In all cases, these ways of describing things and their relationships to one another are based on the “idea of the thing” and are not bound or restricted to keywords. This means that all the various ways that things can be described – alternative terms, synonyms, acronyms or jargon – including in multiple languages, can be used to find or match these ideas or concepts.
When combined with the ability to infer relationships between things – even if not explicitly asserted – search and discovery for semantic technologies literally blows away any and all alternative approaches to search.
The classic information architecture (IA) diagram relates users to content and context. It is at the nexus of these ideas that actions and actionable information occurs:
Semantic technologies are superior in terms of the ability to capture all forms of content (structured, semi-structured and unstructured) as first-class citizens and to represent it through knowledge graphs (ontologies). Further, the ability to describe this content with multiple labels, languages and descriptors means the “idea of things” is much better captured than via keywords alone.
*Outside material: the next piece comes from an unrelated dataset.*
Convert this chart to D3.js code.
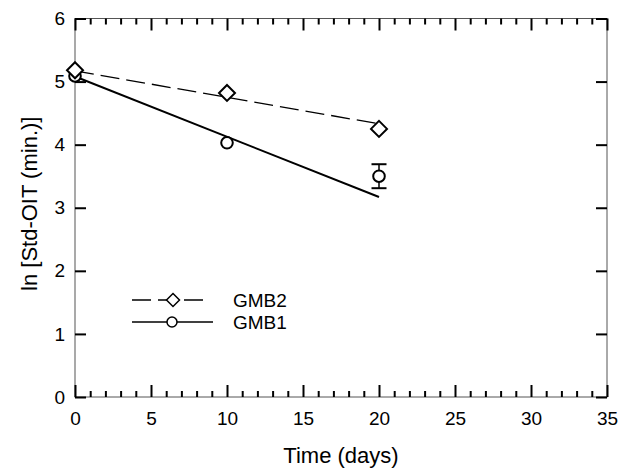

The explicit accounting of relationships between things with semantic technologies means the ability to capture better context, important for navigation and the reduction of ambiguity. The richness of relationships also means that the way things relate to one another can also be used for grouping, classifying, filtering or finding things.
Users can be better characterized and related to this content and its contexts because of this ability to match metadata to things and relationships. This leads to richer user experiences and the separation of content from presentation, giving the content more power.
In all cases, because of these basic information architecture advantages, the actions that can be taken upon content are far superior in comparison to any alternatives. Unique actions brought by semantic technologies include analysis, graph traversals and answering systems.
But, the ability to do more extends beyond content and context.
The ability of semantic technologies – specifically the RDF data model – to represent all content forms and any possible schema means that any existing content can be represented through a single representation. This makes RDF a form of “universal solvent” in which any content form can be distilled. This has huge implications and advantages.
One advantage is in providing data interoperability. The RDF data model enables any content form or schema to be represented, and the fact that the meanings of things can be mapped to agreed concepts and relationships also means that disparate information sources can be adequately related to one another. The fact that all data has a unique URI identifier means that any information accessible via HTTP can be included. This model with its marriage to ontology graphs leads to an excellent framework for interoperating data.
This same robustness for mapping different data leads to a second advantage, namely, semantic annotation. Concepts may be matched through so-called ontology-based information extraction (OBIE) and entities or things may be matched with named entity recognition (NER). The tags that result from these recognitions can then be placed back into documents via what is known as semantic injection. The result of all of these activities is that the very same content can now be equivalently understood by machines or humans.
The graph orientation of the system and its logic next means that the information structure is computable with unique analysis capabilities. The relationships between things can be understood and inferred, and the graph structures themselves may lead to unique traversal mechanisms and network analysis such as influence, clusters, neighborhoods, connectedness and so forth. No other information structure provides these unique advantages.
The graph structure also means that finding and relating stuff only need access a single index, after which relations can be traced and computed. Conventional relational database systems require joins and multiple index lookups to even approximate a portion of this ability, which can quickly run out of steam with complex requests or queries. (Also, recall that RDBMs can not accommodate the content or schema flexibilities that semantic technologies can, either.)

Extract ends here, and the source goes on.